Mandel’s piece comes with a rinse (drench) of nostalgia. Lovely images of the final days of Les Halles, the huge ironwork and glass central market in Paris, destroy’d in the early ’seventies (by 1973 when I first “got there,” a few skeletal iron frames stood, an enormous trou ’s in the making, the worker café’s were transforming into boutiques, gentry-life seedlings sprouting out of the conflagration). Mandel: “In the nineteenth century, the anemic were directed to Les Halles to drink buckets of blood. There were long lines every morning.” Nostalgia, too, in the form of sweet rememberances of “Marie France,” Mandel’s “diminutive penis”’d friend of the initial Grand Piano booklet. (I did briefly go afraid for Mandel—that he’d pull what I think of as a “Carolyn Forché” and call out across the pages of literature to the missing friend. Recall with a cringe if you will the final lines of Forché’s “As Children Together”: “If you read this poem, write to me. / I have been to Paris since we parted.”) The troublesome nostalgia, though, comes in Mandel’s claim that, for the Grand Pianists, a point occurred where “community turned into society.” That is, using Arendtian terms, “an ideal life of action,” a community “if not utopian . . . at least undisturbed . . . marginal, fascinating to those living in it, open, although also challenging, to those who wished to participate” is destroy’d by the “pollutant” of “social complications.” The upshot: “society describes individuals not by way of their actions but by assigning them roles.” A common enough originary fable, the non-hierarchical playground, all of us born heroes. I don’t believe it. The role intrudes, inevitably, in any congress. In lieu of that is the stance of Rae Armantrout, there, “doing it,” in the writing, is one—it is likely—“fatally happy.”

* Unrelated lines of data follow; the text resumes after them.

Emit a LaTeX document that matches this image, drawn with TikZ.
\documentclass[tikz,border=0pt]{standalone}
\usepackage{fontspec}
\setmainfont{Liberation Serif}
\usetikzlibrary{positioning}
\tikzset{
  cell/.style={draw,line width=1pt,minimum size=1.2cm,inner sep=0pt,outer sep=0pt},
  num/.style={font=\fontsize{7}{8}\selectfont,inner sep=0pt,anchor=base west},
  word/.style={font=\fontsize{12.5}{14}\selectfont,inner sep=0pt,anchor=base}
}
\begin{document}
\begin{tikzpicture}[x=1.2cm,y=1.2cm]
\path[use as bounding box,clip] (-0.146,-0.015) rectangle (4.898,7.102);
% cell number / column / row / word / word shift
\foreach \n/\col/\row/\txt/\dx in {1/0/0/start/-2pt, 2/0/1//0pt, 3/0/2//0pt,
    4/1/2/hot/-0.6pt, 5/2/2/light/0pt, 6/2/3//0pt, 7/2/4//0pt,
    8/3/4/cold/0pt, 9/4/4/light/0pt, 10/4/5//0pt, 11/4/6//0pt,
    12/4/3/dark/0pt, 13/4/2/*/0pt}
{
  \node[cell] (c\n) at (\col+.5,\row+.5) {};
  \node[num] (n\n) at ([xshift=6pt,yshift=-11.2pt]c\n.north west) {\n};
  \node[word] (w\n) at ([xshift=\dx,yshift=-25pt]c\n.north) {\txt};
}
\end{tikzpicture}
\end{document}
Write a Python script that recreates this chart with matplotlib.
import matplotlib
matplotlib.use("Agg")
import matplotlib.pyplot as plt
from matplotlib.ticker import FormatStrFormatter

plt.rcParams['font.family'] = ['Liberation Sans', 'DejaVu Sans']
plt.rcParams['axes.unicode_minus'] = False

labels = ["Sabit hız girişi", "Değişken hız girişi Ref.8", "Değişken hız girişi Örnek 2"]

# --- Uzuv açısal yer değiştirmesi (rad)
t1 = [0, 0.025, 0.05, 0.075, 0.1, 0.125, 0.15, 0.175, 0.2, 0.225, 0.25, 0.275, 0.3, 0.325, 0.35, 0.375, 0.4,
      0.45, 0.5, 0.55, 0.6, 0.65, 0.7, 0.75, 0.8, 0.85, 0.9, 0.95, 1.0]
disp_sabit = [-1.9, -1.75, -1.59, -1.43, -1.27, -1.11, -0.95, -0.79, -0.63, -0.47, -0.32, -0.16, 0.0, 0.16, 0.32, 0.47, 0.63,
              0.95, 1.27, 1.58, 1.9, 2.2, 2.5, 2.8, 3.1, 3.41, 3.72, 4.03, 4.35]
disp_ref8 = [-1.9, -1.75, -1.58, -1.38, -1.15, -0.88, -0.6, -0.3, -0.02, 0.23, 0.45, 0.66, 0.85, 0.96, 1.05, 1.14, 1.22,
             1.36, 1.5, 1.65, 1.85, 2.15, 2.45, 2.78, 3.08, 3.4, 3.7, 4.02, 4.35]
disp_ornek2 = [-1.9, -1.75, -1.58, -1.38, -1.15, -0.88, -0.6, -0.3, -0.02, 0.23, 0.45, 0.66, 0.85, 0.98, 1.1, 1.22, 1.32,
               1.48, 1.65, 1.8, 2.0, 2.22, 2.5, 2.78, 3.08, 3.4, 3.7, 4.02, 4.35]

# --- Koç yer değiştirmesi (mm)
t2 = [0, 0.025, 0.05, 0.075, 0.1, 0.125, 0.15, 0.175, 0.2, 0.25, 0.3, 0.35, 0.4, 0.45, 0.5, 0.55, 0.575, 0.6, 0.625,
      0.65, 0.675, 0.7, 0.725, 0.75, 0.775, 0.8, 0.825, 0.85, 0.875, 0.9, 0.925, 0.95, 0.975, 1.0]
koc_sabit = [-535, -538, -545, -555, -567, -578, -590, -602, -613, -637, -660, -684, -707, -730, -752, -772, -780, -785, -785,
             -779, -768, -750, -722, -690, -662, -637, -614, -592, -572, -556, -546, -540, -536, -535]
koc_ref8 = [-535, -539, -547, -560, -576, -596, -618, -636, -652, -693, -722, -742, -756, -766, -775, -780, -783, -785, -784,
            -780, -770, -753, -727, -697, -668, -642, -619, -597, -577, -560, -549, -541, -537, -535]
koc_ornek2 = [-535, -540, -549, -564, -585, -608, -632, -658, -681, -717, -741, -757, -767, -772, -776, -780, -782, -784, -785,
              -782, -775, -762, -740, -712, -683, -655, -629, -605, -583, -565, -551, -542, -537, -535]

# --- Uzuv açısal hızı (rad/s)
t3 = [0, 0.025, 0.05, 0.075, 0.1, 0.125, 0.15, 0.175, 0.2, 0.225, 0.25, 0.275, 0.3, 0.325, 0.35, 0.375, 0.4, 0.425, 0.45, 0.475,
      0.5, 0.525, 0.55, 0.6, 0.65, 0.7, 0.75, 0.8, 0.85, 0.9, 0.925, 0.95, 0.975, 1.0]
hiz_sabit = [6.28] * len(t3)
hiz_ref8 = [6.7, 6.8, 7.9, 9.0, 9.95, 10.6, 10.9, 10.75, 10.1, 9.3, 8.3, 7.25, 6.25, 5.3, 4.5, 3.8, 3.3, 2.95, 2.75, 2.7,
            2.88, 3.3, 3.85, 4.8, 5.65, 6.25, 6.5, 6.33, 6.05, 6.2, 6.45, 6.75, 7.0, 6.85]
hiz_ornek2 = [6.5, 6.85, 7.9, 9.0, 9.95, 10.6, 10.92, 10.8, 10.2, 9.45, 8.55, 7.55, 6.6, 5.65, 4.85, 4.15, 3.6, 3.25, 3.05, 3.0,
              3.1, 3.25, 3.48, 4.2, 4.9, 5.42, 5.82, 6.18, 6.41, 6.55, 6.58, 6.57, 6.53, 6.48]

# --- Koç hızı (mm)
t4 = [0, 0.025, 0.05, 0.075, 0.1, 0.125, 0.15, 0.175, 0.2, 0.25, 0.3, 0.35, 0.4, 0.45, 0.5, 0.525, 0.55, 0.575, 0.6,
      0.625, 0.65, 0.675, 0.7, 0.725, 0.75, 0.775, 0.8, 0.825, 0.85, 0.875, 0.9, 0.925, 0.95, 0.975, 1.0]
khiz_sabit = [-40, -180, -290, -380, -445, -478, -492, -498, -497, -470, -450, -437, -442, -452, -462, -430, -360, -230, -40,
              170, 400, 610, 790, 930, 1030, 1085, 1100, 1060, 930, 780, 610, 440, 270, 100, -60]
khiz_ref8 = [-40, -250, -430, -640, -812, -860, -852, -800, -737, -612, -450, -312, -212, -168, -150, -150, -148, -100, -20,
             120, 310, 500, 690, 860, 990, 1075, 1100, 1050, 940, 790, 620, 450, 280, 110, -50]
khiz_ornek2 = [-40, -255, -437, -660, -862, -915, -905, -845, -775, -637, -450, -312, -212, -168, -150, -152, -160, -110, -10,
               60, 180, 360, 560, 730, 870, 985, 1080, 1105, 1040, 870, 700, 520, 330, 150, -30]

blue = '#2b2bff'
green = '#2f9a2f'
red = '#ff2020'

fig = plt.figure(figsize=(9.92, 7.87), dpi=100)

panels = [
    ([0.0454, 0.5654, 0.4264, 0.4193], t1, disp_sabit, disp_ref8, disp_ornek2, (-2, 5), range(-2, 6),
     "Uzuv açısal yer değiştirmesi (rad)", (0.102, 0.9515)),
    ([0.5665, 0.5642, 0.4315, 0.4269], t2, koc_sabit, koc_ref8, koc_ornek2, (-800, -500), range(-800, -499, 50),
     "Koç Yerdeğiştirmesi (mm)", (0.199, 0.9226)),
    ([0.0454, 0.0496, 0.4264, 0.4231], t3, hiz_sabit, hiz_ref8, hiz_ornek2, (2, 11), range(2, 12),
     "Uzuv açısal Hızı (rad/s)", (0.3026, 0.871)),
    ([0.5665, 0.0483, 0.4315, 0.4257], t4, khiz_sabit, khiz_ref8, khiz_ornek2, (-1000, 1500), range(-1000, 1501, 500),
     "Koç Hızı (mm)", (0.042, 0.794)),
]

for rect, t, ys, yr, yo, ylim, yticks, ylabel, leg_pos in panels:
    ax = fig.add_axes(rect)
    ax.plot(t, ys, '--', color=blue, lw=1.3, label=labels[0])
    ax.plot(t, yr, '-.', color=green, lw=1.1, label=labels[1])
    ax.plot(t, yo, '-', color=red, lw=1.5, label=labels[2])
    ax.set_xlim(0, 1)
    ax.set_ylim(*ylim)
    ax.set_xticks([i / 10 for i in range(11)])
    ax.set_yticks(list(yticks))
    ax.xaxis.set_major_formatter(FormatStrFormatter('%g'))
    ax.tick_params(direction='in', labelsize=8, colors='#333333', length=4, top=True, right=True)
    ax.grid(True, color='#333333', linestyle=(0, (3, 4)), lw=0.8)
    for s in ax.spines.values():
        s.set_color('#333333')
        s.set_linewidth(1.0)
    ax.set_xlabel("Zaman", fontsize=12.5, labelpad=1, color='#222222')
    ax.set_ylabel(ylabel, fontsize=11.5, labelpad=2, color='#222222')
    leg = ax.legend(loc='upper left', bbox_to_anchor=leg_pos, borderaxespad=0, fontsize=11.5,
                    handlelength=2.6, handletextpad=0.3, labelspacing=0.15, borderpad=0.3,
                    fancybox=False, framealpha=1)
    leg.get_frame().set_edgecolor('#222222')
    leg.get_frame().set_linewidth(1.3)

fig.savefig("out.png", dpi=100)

Towards the end of Mandels’ piece, he reports that “Elsewhere in these pages, Lyn reports Barry as asking to eliminate ‘like’ from the poetic lexicon.” Which asking, of course, sounds neither heroic, nor apt to open up possibilities for mutual heroics, but petty, circumscribing, blunt, bullying. And Mandel’s response is pointed and lovely:
But literature is like a great sailing ship. Although we writers may imagine ourselves manning her sails or even as the wind that fills them, I fear we must be content instead to be the waves she cuts across.